居抜き物件は、飲食店開業における強力な選択肢の一つです。「初期費用を大幅に抑えられる」「スピーディーに開業できる」「前の店の顧客を引き継げる可能性がある」といったメリットは、特に資金や時間に制約のある開業希望者にとって、計り知れない魅力を持っています。

しかし、その輝かしいメリットの裏には、「レイアウトの自由度が低い」「設備の劣化・故障リスク」「前の店の悪い評判の引き継ぎ」といった、見過ごすことのできないデメリットやリスクが潜んでいることを忘れてはなりません。これらのリスクを軽視すると、「安物買いの銭失い」どころか、事業の存続そのものが危うくなる事態にもつながりかねません。

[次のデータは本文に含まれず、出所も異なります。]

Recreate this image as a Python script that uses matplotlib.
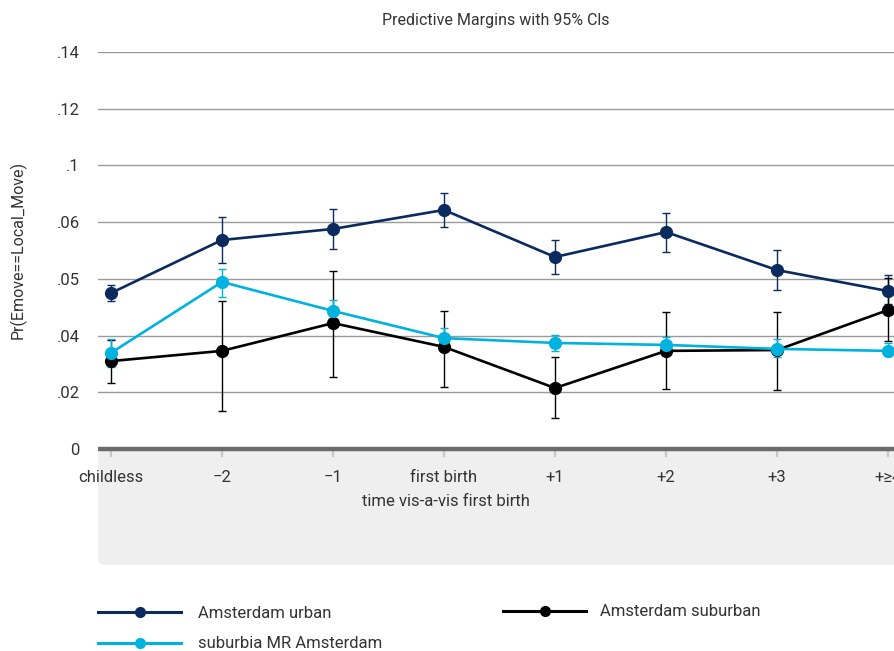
import matplotlib
matplotlib.use("Agg")
import matplotlib.pyplot as plt
from matplotlib.patches import FancyBboxPatch
from matplotlib.transforms import IdentityTransform
from matplotlib.lines import Line2D

plt.rcParams['font.family'] = ['Roboto', 'DejaVu Sans']

categories = ["childless", "\u22122", "\u22121", "first birth", "+1", "+2", "+3", "+\u22654"]

urban = [0.0550, 0.0737, 0.0776, 0.0843, 0.0677, 0.0765, 0.0631, 0.0557]
urban_lo = [0.0522, 0.0656, 0.0705, 0.0783, 0.0617, 0.0695, 0.0561, 0.0511]
urban_hi = [0.0578, 0.0818, 0.0846, 0.0903, 0.0737, 0.0832, 0.0702, 0.0614]

suburban = [0.0310, 0.0346, 0.0444, 0.0360, 0.0215, 0.0346, 0.0349, 0.0490]
suburban_lo = [0.0233, 0.0134, 0.0254, 0.0219, 0.0109, 0.0212, 0.0208, 0.0381]
suburban_hi = [0.0384, 0.0522, 0.0628, 0.0487, 0.0324, 0.0483, 0.0483, 0.0603]

suburbia = [0.0339, 0.0589, 0.0487, 0.0391, 0.0374, 0.0367, 0.0353, 0.0346]
suburbia_lo = [0.0289, 0.0536, 0.0451, 0.0360, 0.0346, 0.0339, 0.0325, 0.0328]
suburbia_hi = [0.0388, 0.0635, 0.0525, 0.0427, 0.0402, 0.0395, 0.0388, 0.0374]

ytick_vals = [0, 0.02, 0.04, 0.06, 0.08, 0.10, 0.12, 0.14]
ytick_labels = ["0", ".02", ".04", ".05", ".06", ".1", ".12", ".14"]

series_names = ["Amsterdam urban", "Amsterdam suburban", "suburbia MR Amsterdam"]
colors = ["#0b2a5e", "#000000", "#00b2df"]

W, H = 895, 651
fig = plt.figure(figsize=(W / 100, H / 100), dpi=100)

# grey band under the x axis
band = FancyBboxPatch((98, H - 565), 900, 565 - 449, boxstyle="round,pad=0,rounding_size=7",
                      transform=IdentityTransform(), facecolor="#efefef", edgecolor="none", zorder=-5)
fig.patches.append(band)

ax = fig.add_axes([98 / W, (H - 449) / H, 797 / W, (449 - 52) / H])
ax.set_zorder(2)
ax.patch.set_alpha(0)
x = list(range(len(categories)))

for vals, lo, hi, col, name in [(urban, urban_lo, urban_hi, colors[0], series_names[0]),
                                 (suburban, suburban_lo, suburban_hi, colors[1], series_names[1]),
                                 (suburbia, suburbia_lo, suburbia_hi, colors[2], series_names[2])]:
    yerr = [[v - l for v, l in zip(vals, lo)], [h - v for v, h in zip(vals, hi)]]
    ax.errorbar(x, vals, yerr=yerr, color=col, marker="o", markersize=8.5, linewidth=1.9,
                elinewidth=1.0, capsize=3, capthick=1.0, label=name, zorder=3)

ax.set_xlim(-0.117, 7.063)
ax.set_ylim(0, 0.14)
ax.set_yticks(ytick_vals)
ax.set_yticklabels(ytick_labels)
ax.set_xticks(x)
ax.set_xticklabels(categories)
ax.grid(axis="y", color="#9a9a9a", linewidth=1.0, zorder=1)
ax.set_axisbelow(True)
for s in ["top", "right", "left"]:
    ax.spines[s].set_visible(False)
ax.spines["bottom"].set_color("#6b6b6b")
ax.spines["bottom"].set_linewidth(3.2)
ax.spines["bottom"].set_capstyle("butt")
ax.spines["bottom"].set_zorder(2)
ax.tick_params(axis="y", length=0, pad=13, labelsize=12, labelcolor="#333333")
ax.tick_params(axis="x", length=6, width=1.6, color="#c8c8c8", pad=9, labelsize=12, labelcolor="#333333")

fig.text(496 / W, 1 - 20 / H, "Predictive Margins with 95% Cls", ha="center", va="center",
         fontsize=11.5, color="#333333")
fig.text(446 / W, 1 - 502 / H, "time vis-a-vis first birth", ha="center", va="center",
         fontsize=12, color="#333333")
fig.text(18 / W, 1 - 250 / H, "Pr(Emove==Local_Move)", ha="center", va="center", rotation=90,
         fontsize=11.5, color="#333333")

def mk(col):
    return Line2D([], [], color=col, marker="o", markersize=7, linewidth=2.2)

leg1 = fig.legend([mk(colors[0]), mk(colors[2])], [series_names[0], series_names[2]],
                  loc="center left", bbox_to_anchor=(98 / W, 1 - 628.5 / H), frameon=False,
                  handlelength=5.0, handletextpad=1.0, labelspacing=0.95, borderpad=0,
                  borderaxespad=0, fontsize=12, labelcolor="#333333")
leg2 = fig.legend([mk(colors[1])], [series_names[1]],
                  loc="center left", bbox_to_anchor=(503 / W, 1 - 612 / H), frameon=False,
                  handlelength=5.0, handletextpad=0.8, borderpad=0,
                  borderaxespad=0, fontsize=12, labelcolor="#333333")

fig.savefig("out.png", dpi=100)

居抜き物件で成功を掴むための鍵は、ただ一つ。契約前の徹底した事前調査と確認作業に尽きます。

  • 前の店の閉店理由は何か?
  • 譲渡される設備の範囲は明確か?
  • すべての設備は正常に動作し、劣化状態は許容範囲か?
  • 見えないリース契約は存在しないか?
  • 電気・ガス・水道のインフラ容量は十分か?
  • 建物や周辺環境に問題はないか?

これらのチェック項目を一つ一つ、自分の目と足で、時には専門家の力も借りながら、粘り強く確認していく姿勢が何よりも重要です。

そして最終的には、自分の事業計画、コンセプト、資金状況、そしてリスク許容度と照らし合わせ、居抜き物件という選択が本当に自分にとって最適なのかを冷静に判断することが求められます。

居抜き物件は、正しく理解し、賢く活用すれば、あなたの夢の実現を力強く後押ししてくれる素晴らしいパートナーとなり得ます。この記事で得た知識が、あなたの輝かしい開業への第一歩となり、失敗しない物件選びの一助となれば幸いです。